A segunda sessão da assembleia sinodal começa com um retiro, esta segunda e terça-feira. Os trabalhos vão decorrer de 2 a 27 de outubro, e incluem de novo uma oração ecuménica, para a qual o Papa convidou mais representantes de outras confissões cristãs. “Eram 12, agora vão ser 16”. Esse momento vai decorrer a 11 de outubro. “É a data que marca a abertura do Concílio Vaticano II: 11 de outubro de 1962. Há aqui também um peso simbólico que se acrescenta à intenção da oração”, refere Leopoldina Reis Simões.
Temas mais polémicos fora do Sínodo? "Nada do que emergiu da consulta a nível mundial foi deitado fora”
Por decisão do Papa, dez dos temas que surgiram da escuta que foi feita aos católicos no mundo inteiro – como o acolhimento dos homossexuais, a ordenação de homens casados, ou o diaconado feminino, entre outros – não vão ficar decididos neste Sínodo, mas estão a ser analisados em grupos de trabalho.
Paulo Terroso explica que o Papa percebeu que não se podia tratar de tudo em duas assembleias, porque “é preciso gente competente para estudar estes assuntos. Chegámos a um determinado nível que é preciso uma reflexão teológica, canónica, histórica, para chegarmos a conclusões seguras”. O que não significa que perderam importância.
“De tudo o que foi recolhido, que foi voz do povo de Deus, nada se perdeu. Há vozes críticas, que dizem que o Sínodo tinha sido esvaziado dos grandes temas. Não, não foi”.

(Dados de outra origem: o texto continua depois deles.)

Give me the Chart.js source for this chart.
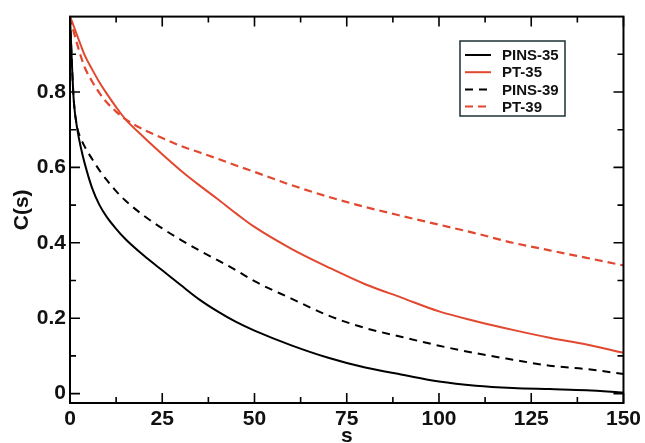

Logo na abertura dos trabalhos, dia 2 de outubro, haverá uma congregação geral” onde estes 10 grupos vão dar conta do que estão a fazer. No dia 9 e no dia 16 realizam-se “dois fóruns teológicos pastorais, em que as pessoas até podem participar online. Portanto, nada do que emergiu da consulta a nível mundial foi deitado fora”, assegura.

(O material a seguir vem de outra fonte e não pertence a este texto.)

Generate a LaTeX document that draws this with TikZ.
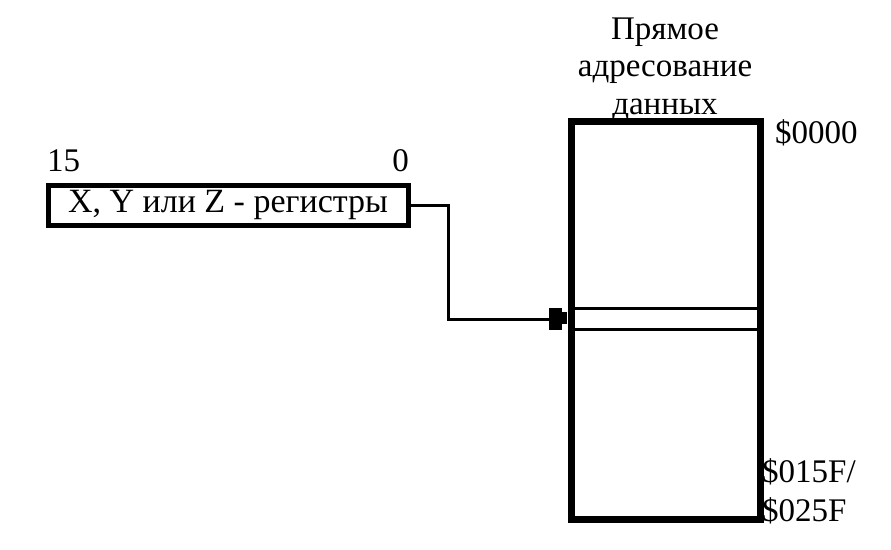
\documentclass[tikz,border=0pt]{standalone}
\usepackage{fontspec}
\setmainfont{Liberation Serif}
\usetikzlibrary{arrows.meta}
\begin{document}
\begin{tikzpicture}[x=1pt,y=-1pt,
  lbl/.style={inner sep=0pt,font=\fontsize{33}{37.5}\selectfont},
  regbox/.style={draw,line width=5pt,minimum width=360pt,minimum height=40pt,inner sep=0pt,font=\fontsize{34}{39}\selectfont},
  membox/.style={draw,line width=7pt,minimum width=189pt,minimum height=398pt,inner sep=0pt},
  slotbox/.style={minimum width=189pt,minimum height=20pt,inner sep=0pt},
  conn/.style={line width=3pt,-{Rectangle[length=13pt,width=22pt]},shorten >=9pt}]
\useasboundingbox (0,0) rectangle (891,549);
% register
\node[regbox] (reg) at (228,205) {\raisebox{-2pt}{X, Y или Z - регистры}};
\node[lbl,anchor=base west] (b15) at (47,171) {15};
\node[lbl,anchor=base east] (b0) at (409,171) {0};
% title (drawn before memory so the box top covers the last line)
\node[lbl,align=center,anchor=base] (title) at (665,114) {Прямое\\адресование\\данных};
% memory
\node[membox] (mem) at (665.5,320) {};
\node[slotbox] (slot) at (665.5,319) {};
\draw[line width=3pt] (slot.north west) -- (slot.north east);
\draw[line width=3pt] (slot.south west) -- (slot.south east);
\node[lbl,anchor=base west] (a0) at (775,143) {\$0000};
\node[lbl,anchor=base west] (a1) at (762,482) {\$015F/};
\node[lbl,anchor=base west] (a2) at (762,521) {\$025F};
% connector
\coordinate (bend) at (448,0);
\draw[conn] (reg.east) -- (bend |- reg.east) |- (slot.west);
\fill (557,312) rectangle (567,324);
\end{tikzpicture}
\end{document}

“Se há uma coisa que o Papa Francisco nos habituou, é que ele decide. E está empenhadíssimo nesta que é uma grande reforma - não tenhamos medo de o dizer - da vida da Igreja”. E o Sínodo é “o sistema operativo” que a está a lançar.
Paulo Terroso e Leopoldina Reis Simões olham, por isso, com esperança para o futuro da Igreja que, acreditam, “já não deixará de ser sinodal”.